» **DATASET SECTION**:
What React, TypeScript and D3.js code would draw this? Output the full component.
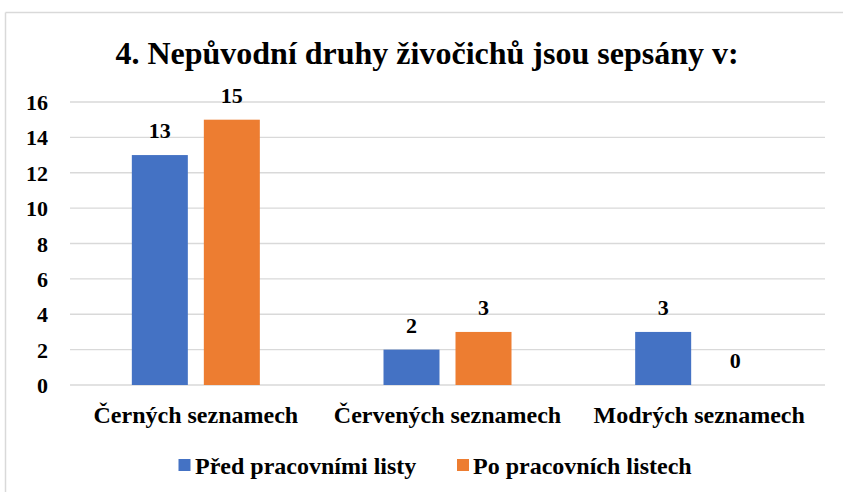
import React from "react";
import * as d3 from "d3";

const title = "4. Nepůvodní druhy živočichů jsou sepsány v:";
const categories = ["Černých seznamech", "Červených seznamech", "Modrých seznamech"];
const seriesNames = ["Před pracovními listy", "Po pracovních listech"];
const seriesBefore = [13, 2, 3];
const seriesAfter = [15, 3, 0];
const yTicks = [0, 2, 4, 6, 8, 10, 12, 14, 16];
const colors = ["#4472C4", "#ED7D31"];

const W = 843;
const H = 492;
const ts = { fontFamily: "Liberation Serif" };

export default function App() {
  const left = 70, right = 825, top = 102, bottom = 385;
  const x0 = d3.scaleBand<string>().domain(categories).range([left, right]).padding(0);
  const bw = x0.bandwidth();
  const outer = (bw - 128) / 2;
  const x1 = d3.scaleBand<string>().domain(seriesNames).range([outer, bw - outer]).paddingInner(16 / 72).paddingOuter(0);
  const y = d3.scaleLinear().domain([0, 16]).range([bottom, top]);
  const series = [seriesBefore, seriesAfter];

  return (
    <svg width={W} height={H} style={{ position: "absolute", left: 0, top: 0 }}>
      <rect x={0} y={0} width={W} height={H} fill="#fff" />
      <line x1={5.5} y1={12.5} x2={W} y2={12.5} stroke="#d9d9d9" strokeWidth={1.5} />
      <line x1={5.5} y1={12.5} x2={5.5} y2={H} stroke="#d9d9d9" strokeWidth={1.5} />
      <text x={427} y={64} textAnchor="middle" fontSize={32} fontWeight="bold" fill="#000" style={ts}>{title}</text>
      {yTicks.map((t) => (
        <g key={t}>
          <line x1={left} x2={right} y1={y(t)} y2={y(t)} stroke="#d9d9d9" strokeWidth={1.3} />
          <text x={48} y={y(t) + 8} textAnchor="end" fontSize={22} fontWeight="bold" fill="#000" style={ts}>{t}</text>
        </g>
      ))}
      {categories.map((c, i) => (
        <g key={c} transform={`translate(${x0(c)},0)`}>
          {series.map((s, j) => {
            const xx = x1(seriesNames[j])!;
            const v = s[i];
            return (
              <g key={j}>
                {v > 0 && (
                  <rect x={xx} y={y(v)} width={x1.bandwidth()} height={y(0) - y(v)} fill={colors[j]} />
                )}
                <text x={xx + x1.bandwidth() / 2} y={y(v) - 17} textAnchor="middle" fontSize={22} fontWeight="bold" fill="#000" style={ts}>{v}</text>
              </g>
            );
          })}
          <text x={bw / 2} y={423} textAnchor="middle" fontSize={24} fontWeight="bold" fill="#000" style={ts}>{c}</text>
        </g>
      ))}
      <g>
        <rect x={178.5} y={459} width={12} height={12} fill={colors[0]} />
        <text x={195} y={474} fontSize={24} fontWeight="bold" fill="#000" style={ts}>{seriesNames[0]}</text>
        <rect x={457} y={459} width={12} height={12} fill={colors[1]} />
        <text x={473} y={474} fontSize={24} fontWeight="bold" fill="#000" style={ts}>{seriesNames[1]}</text>
      </g>
    </svg>
  );
}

» **WORK INSTRUCTIONS**: Copy out all the data exactly; skip the pictures.

» **FULL RESPONSE**:
What React, TypeScript and D3.js code would draw this? Output the full component.
import React from "react";
import * as d3 from "d3";

const title = "4. Nepůvodní druhy živočichů jsou sepsány v:";
const categories = ["Černých seznamech", "Červených seznamech", "Modrých seznamech"];
const seriesNames = ["Před pracovními listy", "Po pracovních listech"];
const seriesBefore = [13, 2, 3];
const seriesAfter = [15, 3, 0];
const yTicks = [0, 2, 4, 6, 8, 10, 12, 14, 16];
const colors = ["#4472C4", "#ED7D31"];

const W = 843;
const H = 492;
const ts = { fontFamily: "Liberation Serif" };

export default function App() {
  const left = 70, right = 825, top = 102, bottom = 385;
  const x0 = d3.scaleBand<string>().domain(categories).range([left, right]).padding(0);
  const bw = x0.bandwidth();
  const outer = (bw - 128) / 2;
  const x1 = d3.scaleBand<string>().domain(seriesNames).range([outer, bw - outer]).paddingInner(16 / 72).paddingOuter(0);
  const y = d3.scaleLinear().domain([0, 16]).range([bottom, top]);
  const series = [seriesBefore, seriesAfter];

  return (
    <svg width={W} height={H} style={{ position: "absolute", left: 0, top: 0 }}>
      <rect x={0} y={0} width={W} height={H} fill="#fff" />
      <line x1={5.5} y1={12.5} x2={W} y2={12.5} stroke="#d9d9d9" strokeWidth={1.5} />
      <line x1={5.5} y1={12.5} x2={5.5} y2={H} stroke="#d9d9d9" strokeWidth={1.5} />
      <text x={427} y={64} textAnchor="middle" fontSize={32} fontWeight="bold" fill="#000" style={ts}>{title}</text>
      {yTicks.map((t) => (
        <g key={t}>
          <line x1={left} x2={right} y1={y(t)} y2={y(t)} stroke="#d9d9d9" strokeWidth={1.3} />
          <text x={48} y={y(t) + 8} textAnchor="end" fontSize={22} fontWeight="bold" fill="#000" style={ts}>{t}</text>
        </g>
      ))}
      {categories.map((c, i) => (
        <g key={c} transform={`translate(${x0(c)},0)`}>
          {series.map((s, j) => {
            const xx = x1(seriesNames[j])!;
            const v = s[i];
            return (
              <g key={j}>
                {v > 0 && (
                  <rect x={xx} y={y(v)} width={x1.bandwidth()} height={y(0) - y(v)} fill={colors[j]} />
                )}
                <text x={xx + x1.bandwidth() / 2} y={y(v) - 17} textAnchor="middle" fontSize={22} fontWeight="bold" fill="#000" style={ts}>{v}</text>
              </g>
            );
          })}
          <text x={bw / 2} y={423} textAnchor="middle" fontSize={24} fontWeight="bold" fill="#000" style={ts}>{c}</text>
        </g>
      ))}
      <g>
        <rect x={178.5} y={459} width={12} height={12} fill={colors[0]} />
        <text x={195} y={474} fontSize={24} fontWeight="bold" fill="#000" style={ts}>{seriesNames[0]}</text>
        <rect x={457} y={459} width={12} height={12} fill={colors[1]} />
        <text x={473} y={474} fontSize={24} fontWeight="bold" fill="#000" style={ts}>{seriesNames[1]}</text>
      </g>
    </svg>
  );
}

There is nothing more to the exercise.